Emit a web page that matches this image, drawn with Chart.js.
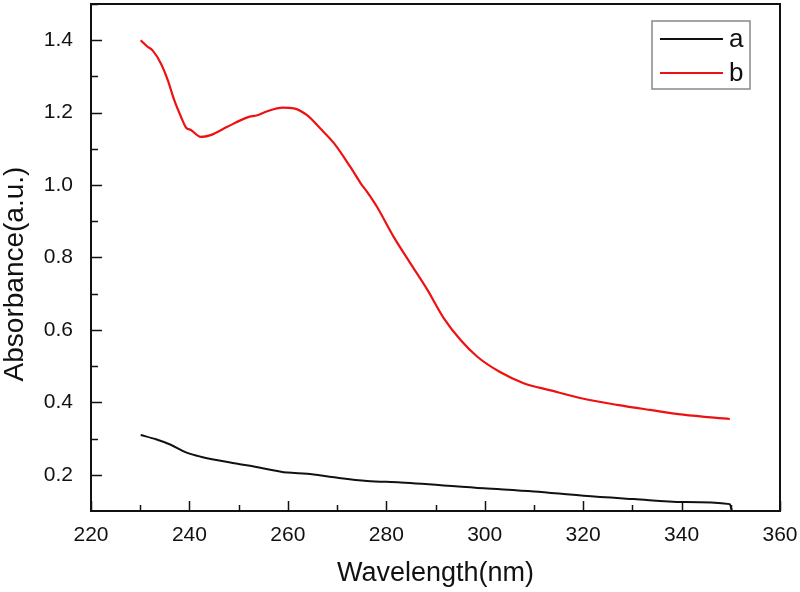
<!DOCTYPE html>
<html>
<head>
<meta charset="utf-8">
<script src="https://cdn.jsdelivr.net/npm/chart.js@4/dist/chart.umd.min.js"></script>
<style>
  html, body { margin: 0; padding: 0; background: #fff; }
  #wrap { width: 800px; height: 592px; }
</style>
</head>
<body>
<div id="wrap"><canvas id="absorbance-chart" width="800" height="592"></canvas></div>
<script>
// --- data ---
const seriesNames = ['a', 'b'];
const waveA = [230.1, 233.2, 236.2, 239.3, 242.3, 249.1, 253.1, 259.9, 263.9, 269.4, 276.1, 282.9,
    299.8, 310.0, 320.1, 330.3, 340.3, 349.8, 350.2];
const absA = [0.310, 0.298, 0.283, 0.262, 0.250, 0.232, 0.223, 0.206, 0.203, 0.193, 0.183, 0.179,
    0.163, 0.154, 0.142, 0.133, 0.125, 0.119, 0.101];
const waveB = [230.1, 231.5, 232.5, 234.2, 235.6, 236.9, 238.3, 239.3, 240.3, 242.3, 244.3, 247.7,
    251.8, 253.8, 255.8, 258.9, 261.2, 263.9, 266.6, 269.4, 272.7, 274.8, 276.1, 278.1, 281.5,
    284.9, 288.3, 291.7, 295.1, 298.5, 303.2, 307.9, 313.4, 320.1, 326.9, 333.6, 340.3, 349.8];
const absB = [1.400, 1.382, 1.372, 1.336, 1.290, 1.235, 1.188, 1.159, 1.152, 1.133, 1.138, 1.161,
    1.187, 1.193, 1.204, 1.214, 1.212, 1.193, 1.156, 1.115, 1.050, 1.005, 0.981, 0.940, 0.857,
    0.784, 0.712, 0.632, 0.572, 0.526, 0.483, 0.453, 0.433, 0.410, 0.393, 0.379, 0.366, 0.354];
const xTicks = [220, 240, 260, 280, 300, 320, 340, 360];
const yTicks = [0.2, 0.4, 0.6, 0.8, 1.0, 1.2, 1.4];
const yTitle = 'Absorbance(a.u.)';

const FONT = "'Liberation Sans', Arial, sans-serif";
const INK = '#111';

function toPoints(xs, ys) {
    return xs.map((x, i) => ({ x: x, y: ys[i] }));
}

// inward ticks, frame, y title and boxed legend like the origin plot
const framePlugin = {
    id: 'frame',
    afterDraw(chart) {
        const ctx = chart.ctx;
        const area = chart.chartArea;
        const xs = chart.scales.x, ys = chart.scales.y;
        ctx.save();
        ctx.strokeStyle = INK;
        ctx.lineWidth = 2;
        ctx.strokeRect(area.left, area.top, area.right - area.left, area.bottom - area.top);

        ctx.lineWidth = 1.5;
        ctx.beginPath();
        xTicks.forEach((v, i) => {
            const px = Math.round(xs.getPixelForValue(v)) + 0.5;
            ctx.moveTo(px, area.bottom);
            ctx.lineTo(px, area.bottom - 10);
            if (i < xTicks.length - 1) {
                const mx = Math.round(xs.getPixelForValue((v + xTicks[i + 1]) / 2)) + 0.5;
                ctx.moveTo(mx, area.bottom);
                ctx.lineTo(mx, area.bottom - 6);
            }
        });
        yTicks.forEach((v, i) => {
            const py = Math.round(ys.getPixelForValue(v)) + 0.5;
            ctx.moveTo(area.left, py);
            ctx.lineTo(area.left + 11, py);
            // minor tick half way to the next label (and one above the last)
            const step = i < yTicks.length - 1 ? yTicks[i + 1] - v : yTicks[1] - yTicks[0];
            const my = Math.round(ys.getPixelForValue(v + step / 2)) + 0.5;
            ctx.moveTo(area.left, my);
            ctx.lineTo(area.left + 7, my);
        });
        ctx.stroke();

        // y title sits a little below the middle in the original
        ctx.save();
        ctx.translate(15, 274);
        ctx.rotate(-Math.PI / 2);
        ctx.font = '28px ' + FONT;
        ctx.fillStyle = INK;
        ctx.textAlign = 'center';
        ctx.textBaseline = 'middle';
        ctx.fillText(yTitle, 0, 0);
        ctx.restore();

        // legend box
        const bx = 652, by = 21, bw = 98, bh = 68;
        ctx.strokeStyle = '#888';
        ctx.lineWidth = 1.5;
        ctx.strokeRect(bx, by, bw, bh);
        ctx.font = '26px ' + FONT;
        ctx.textBaseline = 'middle';
        chart.data.datasets.forEach((ds, i) => {
            const ly = by + 18 + i * 34;
            ctx.strokeStyle = ds.borderColor;
            ctx.lineWidth = 2;
            ctx.beginPath();
            ctx.moveTo(bx + 8, ly);
            ctx.lineTo(bx + 71, ly);
            ctx.stroke();
            ctx.fillStyle = INK;
            ctx.fillText(ds.label, bx + 77, ly + 1);
        });
        ctx.restore();
    }
};

new Chart(document.getElementById('absorbance-chart'), {
    type: 'line',
    data: {
        datasets: [{
            label: seriesNames[0],
            data: toPoints(waveA, absA),
            borderColor: '#111111',
            borderWidth: 2,
            pointRadius: 0,
            cubicInterpolationMode: 'monotone'
        }, {
            label: seriesNames[1],
            data: toPoints(waveB, absB),
            borderColor: '#ee1111',
            borderWidth: 2.2,
            pointRadius: 0,
            cubicInterpolationMode: 'monotone'
        }]
    },
    options: {
        responsive: false,
        animation: false,
        layout: { padding: { top: 4, right: 20, left: 0, bottom: 0 } },
        plugins: {
            legend: { display: false },
            tooltip: { enabled: false }
        },
        scales: {
            x: {
                type: 'linear',
                min: 220, max: 360,
                afterBuildTicks: s => { s.ticks = xTicks.map(v => ({ value: v })); },
                afterFit: s => { s.height = 81; s.paddingLeft = 0; s.paddingRight = 0; },
                grid: { display: false, drawTicks: false },
                border: { display: false },
                ticks: { padding: 12, color: INK, font: { family: FONT, size: 21 } },
                title: {
                    display: true,
                    text: 'Wavelength(nm)',
                    color: INK,
                    font: { family: FONT, size: 27, lineHeight: 1 },
                    padding: { top: 0, bottom: 5 }
                }
            },
            y: {
                type: 'linear',
                min: 0.1, max: 1.5,
                afterBuildTicks: s => { s.ticks = yTicks.map(v => ({ value: v })); },
                afterFit: s => { s.width = 91; s.paddingTop = 0; s.paddingBottom = 0; },
                grid: { display: false, drawTicks: false },
                border: { display: false },
                ticks: {
                    padding: 18, color: INK, font: { family: FONT, size: 21 },
                    callback: v => v.toFixed(1)
                },
                title: { display: false }
            }
        }
    },
    plugins: [framePlugin]
});
</script>
</body>
</html>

________________

Your task is to restate word for word the lines from the top of the data to the line containing "const INK = '#111';", both ends included, with every picture left out.

Emit a web page that matches this image, drawn with Chart.js.
<!DOCTYPE html>
<html>
<head>
<meta charset="utf-8">
<script src="https://cdn.jsdelivr.net/npm/chart.js@4/dist/chart.umd.min.js"></script>
<style>
  html, body { margin: 0; padding: 0; background: #fff; }
  #wrap { width: 800px; height: 592px; }
</style>
</head>
<body>
<div id="wrap"><canvas id="absorbance-chart" width="800" height="592"></canvas></div>
<script>
// --- data ---
const seriesNames = ['a', 'b'];
const waveA = [230.1, 233.2, 236.2, 239.3, 242.3, 249.1, 253.1, 259.9, 263.9, 269.4, 276.1, 282.9,
    299.8, 310.0, 320.1, 330.3, 340.3, 349.8, 350.2];
const absA = [0.310, 0.298, 0.283, 0.262, 0.250, 0.232, 0.223, 0.206, 0.203, 0.193, 0.183, 0.179,
    0.163, 0.154, 0.142, 0.133, 0.125, 0.119, 0.101];
const waveB = [230.1, 231.5, 232.5, 234.2, 235.6, 236.9, 238.3, 239.3, 240.3, 242.3, 244.3, 247.7,
    251.8, 253.8, 255.8, 258.9, 261.2, 263.9, 266.6, 269.4, 272.7, 274.8, 276.1, 278.1, 281.5,
    284.9, 288.3, 291.7, 295.1, 298.5, 303.2, 307.9, 313.4, 320.1, 326.9, 333.6, 340.3, 349.8];
const absB = [1.400, 1.382, 1.372, 1.336, 1.290, 1.235, 1.188, 1.159, 1.152, 1.133, 1.138, 1.161,
    1.187, 1.193, 1.204, 1.214, 1.212, 1.193, 1.156, 1.115, 1.050, 1.005, 0.981, 0.940, 0.857,
    0.784, 0.712, 0.632, 0.572, 0.526, 0.483, 0.453, 0.433, 0.410, 0.393, 0.379, 0.366, 0.354];
const xTicks = [220, 240, 260, 280, 300, 320, 340, 360];
const yTicks = [0.2, 0.4, 0.6, 0.8, 1.0, 1.2, 1.4];
const yTitle = 'Absorbance(a.u.)';

const FONT = "'Liberation Sans', Arial, sans-serif";
const INK = '#111';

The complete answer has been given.